2009-07-16: The July issue of D-Lib Magazine has JCDL and InDP reports.

The July/August 2009 issue of D-Lib Magazine has just published reports for the 2009 ACM/IEEE JCDL (written by me) and InDP (written by Frank and his co-organizers), as well as several other reports for JCDL workshops and other conferences (such as Open Repositories 2009). Whereas my previous entry about JCDL & InDP was focused on our group's experiences, these reports give a broader summary of the events.

--Michael

Tuesday, July 7, 2009

2009-07-07: Hypertext 2009

From June 30th through July 1st I attended Hypertext 2009 (HT 2009) in Torino Italy. The conference saw a 70% increase in submissions (117 total) compared to last year but due to the equally increased number of accepted papers (26 long and 11 short) and posters maintain last years acceptance rate of roughly 32%. HT 2009 also had a record of 150 registered attendees.

I presented our paper titled "Comparing the Performance of US College Football Teams in the Web and on the Field" (DOI) which was joint work with Olena Hunsicker under the supervision of Michael L. Nelson. The paper describes an extensive study on the correlation of expert rankings of real world entities and search engine rankings of their representative resources on the web.

Comparing the Performance of US College Football Teams in the Web and on the Field

View more presentations from martinklein0815.

We published a poster, "Correlation of Music Charts and Search Engine Rankings" (DOI), with the results of a similar experiment but of much smaller scale at JCDL 2009.

It was my first time attending HT and from my point of view there were four highlights that I would like to report on (in the order of their occurrences):

1) Mark Bernstein gave a very inspiring talk "On Hypertext Narrative" and also advertised his new book titled "Reading Hypertext". He further is the chief scientist of Eastgate Systems and the designer of Tinderbox.

2) Lada Adamic's keynote "The Social Hyperlink" (slides). She talked about various experiments with social networks e.g., the propagation of knowledge through social networks and how assets (such as dance moves) propagate in Second Life.

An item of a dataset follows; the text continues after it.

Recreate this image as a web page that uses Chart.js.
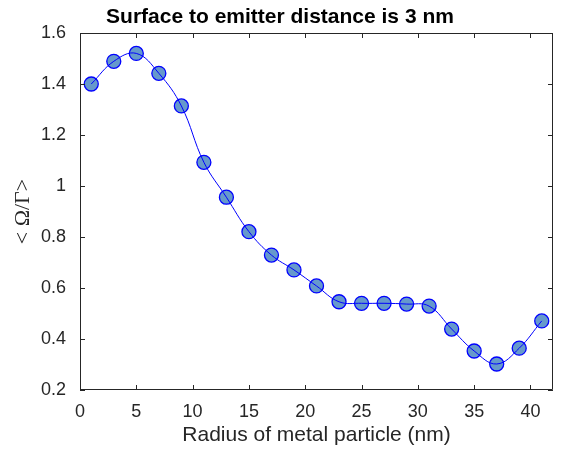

She argued that it is often hard to differentiate between influence and correlation in social networks.

3) I got to meet and talk to Theodor (Ted) Nelson. Ted coined the term Hypertext and is the father of the Xanadu project. He authored various books including his last work "Geeks Bearing Gifts". The best newcomer paper award at HT is named after him.

4) Ricardo Baeza-Yates' keynote "Relating Content by Web Usage" where he argued that web search is no longer about document retrieval (a sad statement for IR fanatics) but about exploiting the wisdom of the crowds since that provides popularity, diversity, coverage and quality. Search moves towards identifying the user's task and enable its completion. He makes a case for search transitioning from returning web documents to web objects such as people, places and businesses since these objects satisfy the user's intent.

Besides the impressions I got from the conference a few useless facts that I feel like sharing:

Torino seems like a nice place but I did not get a chance to walk around and explore the city.

Italians dine (similar to the French) in several courses so do not make the same rookie mistake I did and fill yourself up on the appetizers assuming its all you get.

Italian cab drivers of course do not understand a single word of the English language unless it comes to how much tip you give them.

There are conference hotels on the face of this planet that do not provide irons for their guests...

Hypertext 2010 will be held in Toronta Canada June 14th - 17th 2010.